Waiting for the arrival of a wife, Sir was a hurricane of activity laboring to bring nature under his control. More than once when Lina brought his dinner to whatever field or woodlot he was working in, she found him, head thrown back, staring at the sky as if in wondering despair at the land’s refusal to obey his will. Together they minded the fowl and starter stock; planted corn and vegetables. But it was she who taught him how to dry the fish they caught; to anticipate spawning and how to protect a crop from night creatures. Yet neither of them knew what to do about fourteen days of rain or fifty-five of none. They were helpless when black flies descended in scarves, disabling cattle, the horse, and forcing them to take refuge indoors. Lina didn’t know too much herself, but she did know what a poor farmer he was. At least she was able to distinguish weed from seedling.

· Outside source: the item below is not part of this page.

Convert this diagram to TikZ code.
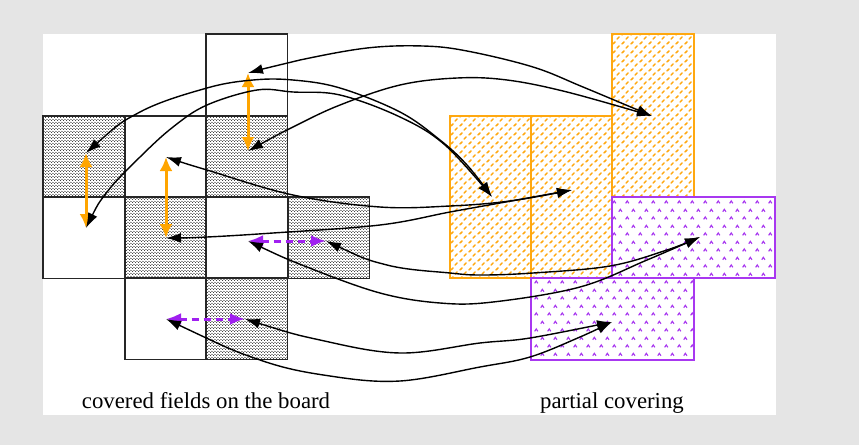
\documentclass[tikz,border=0pt]{standalone}
\usepackage{fontspec}
\setmainfont{Liberation Serif}
\usetikzlibrary{arrows.meta,patterns.meta}
\definecolor{bggray}{HTML}{E5E5E5}
\definecolor{orA}{HTML}{FFA500}
\definecolor{orB}{HTML}{FFA810}
\definecolor{puA}{HTML}{A020F0}
\definecolor{puB}{HTML}{A838F0}
\tikzdeclarepattern{
  name=grdots, type=colored,
  bottom left={(0pt,0pt)}, top right={(3pt,3pt)}, tile size={(3pt,3pt)},
  code={\fill[black] (0.75pt,0.75pt) circle (0.6pt); \fill[black] (2.25pt,2.25pt) circle (0.6pt);}
}
\tikzdeclarepattern{
  name=ordash, type=colored,
  bottom left={(0pt,0pt)}, top right={(9pt,9pt)}, tile size={(9pt,9pt)},
  code={\draw[orB,line width=1.7pt,line cap=round] (1.1pt,5.6pt) -- (3.4pt,7.9pt);
        \draw[orB,line width=1.7pt,line cap=round] (5.6pt,1.1pt) -- (7.9pt,3.4pt);}
}
\tikzdeclarepattern{
  name=pucaret, type=colored,
  bottom left={(0pt,0pt)}, top right={(13pt,16pt)}, tile size={(13pt,16pt)},
  code={\foreach \cx/\cy in {3.5/4, 10/12}{
          \draw[puB,line width=1.2pt] (\cx pt-1.7pt,\cy pt-1.2pt) -- (\cx pt,\cy pt+1.3pt) -- (\cx pt+1.7pt,\cy pt-1.2pt);}}
}
\tikzset{
  cellline/.style={draw=black!85, line width=1.4pt},
  graycell/.style={pattern=grdots},
  orrect/.style={draw=orB, line width=1.8pt, pattern=ordash},
  purect/.style={draw=puB, line width=1.8pt, pattern=pucaret},
  link/.style={black, line width=1.4pt, {Latex[length=15pt,width=10pt]}-{Latex[length=15pt,width=10pt]}},
  swapo/.style={orA, line width=3pt, {Latex[length=14pt,width=13pt]}-{Latex[length=14pt,width=13pt]}},
  swapp/.style={puA, line width=3pt, dash pattern=on 7pt off 5pt, {Latex[length=15pt,width=12pt]}-{Latex[length=15pt,width=12pt]}},
  caption/.style={anchor=base, inner sep=0pt, font=\fontsize{22.8}{26}\selectfont},
  sm/.style={smooth, tension=0.6}
}
\begin{document}
\begin{tikzpicture}[x=1pt,y=-1pt]
\useasboundingbox (0,0) rectangle (859,445);
\fill[bggray] (0,0) rectangle (859,445);
\fill[white] (43,34) rectangle (776,415);
% board cells
\foreach \x/\y in {43/116, 206/116, 125/197, 288/197, 206/278}
  \fill[graycell] (\x,\y) rectangle ++(81.5,81.5);
\foreach \x/\y in {206/34, 43/116, 125/116, 206/116, 43/197, 125/197, 206/197, 288/197, 125/278, 206/278}
  \draw[cellline] (\x,\y) rectangle ++(81.5,81.5);
% partial covering
\draw[orrect] (450,116) rectangle (531,278);
\draw[orrect] (531,116) rectangle (612,278);
\draw[orrect] (612,34) rectangle (694,197);
\draw[purect] (612,197) rectangle (775,278);
\draw[purect] (531,278) rectangle (694,360);
% end points
\coordinate (o1t) at (248,73);
\coordinate (o1b) at (248,151);
\coordinate (o2t) at (86,153);
\coordinate (o2b) at (86,228);
\coordinate (o3t) at (166,157);
\coordinate (o3b) at (166,238);
\coordinate (p4l) at (248,241);
\coordinate (p4r) at (326,241);
\coordinate (p5l) at (166,319);
\coordinate (p5r) at (245,319);
\coordinate (tA) at (652,116);
\coordinate (tB) at (492,197);
\coordinate (tC) at (572,190);
\coordinate (tD) at (700,237);
\coordinate (tE) at (612,322);
% swaps on the board
\draw[swapo] (o1t) -- (o1b);
\draw[swapo] (o2t) -- (o2b);
\draw[swapo] (o3t) -- (o3b);
\draw[swapp] (p4l) -- (p4r);
\draw[swapp] (p5l) -- (p5r);
% links
\draw[link] plot[sm] coordinates {(o1t) (300,60) (367,48) (423,46) (467,51) (533,67) (583,87) (tA)};
\draw[link] plot[sm] coordinates {(o1b) (293,127) (340,105) (400,85) (457,78) (507,80) (567,92) (tA)};
\draw[link] plot[sm] coordinates {(o2t) (140,112) (207,88) (253,80) (293,80) (340,88) (400,112) (440,140) (467,165) (tB)};
\draw[link] plot[sm] coordinates {(o2b) (107,192) (140,157) (173,127) (207,105) (257,90) (293,92) (340,95) (400,117) (445,145) (tB)};
\draw[link] plot[sm] coordinates {(o3t) (207,170) (293,195) (380,207) (450,206) (510,201) (tC)};
\draw[link] plot[sm] coordinates {(o3b) (207,237) (273,233) (380,225) (450,212) (500,203) (tC)};
\draw[link] plot[sm] coordinates {(p4l) (307,267) (380,293) (440,303) (493,302) (580,287) (647,260) (tD)};
\draw[link] plot[sm] coordinates {(p4r) (387,265) (450,273) (482,275) (533,273) (610,266) (667,250) (tD)};
\draw[link] plot[sm] coordinates {(p5l) (260,360) (330,376) (400,381) (480,367) (530,357) (580,337) (tE)};
\draw[link] plot[sm] coordinates {(p5r) (320,340) (400,353) (480,343) (530,338) (tE)};
% captions
\node[caption] (capL) at (206,408) {covered fields on the board};
\node[caption] (capR) at (612,408) {partial covering};
\end{tikzpicture}
\end{document}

Without patience, the lifeblood of farming, and reluctant to seek advice from villagers nearby, he was forever unprepared for violent, mocking changes in weather and for the fact that common predators neither knew nor cared to whom their prey belonged. He
ignored her warning of using alewives as fertilizer only to see his plots of tender vegetables torn up by foragers attracted by the smell. Nor would he plant squash among the corn. Though he allowed that the vines kept weeds away, he did not like the look of disorder. Yet he was good with animals and building things.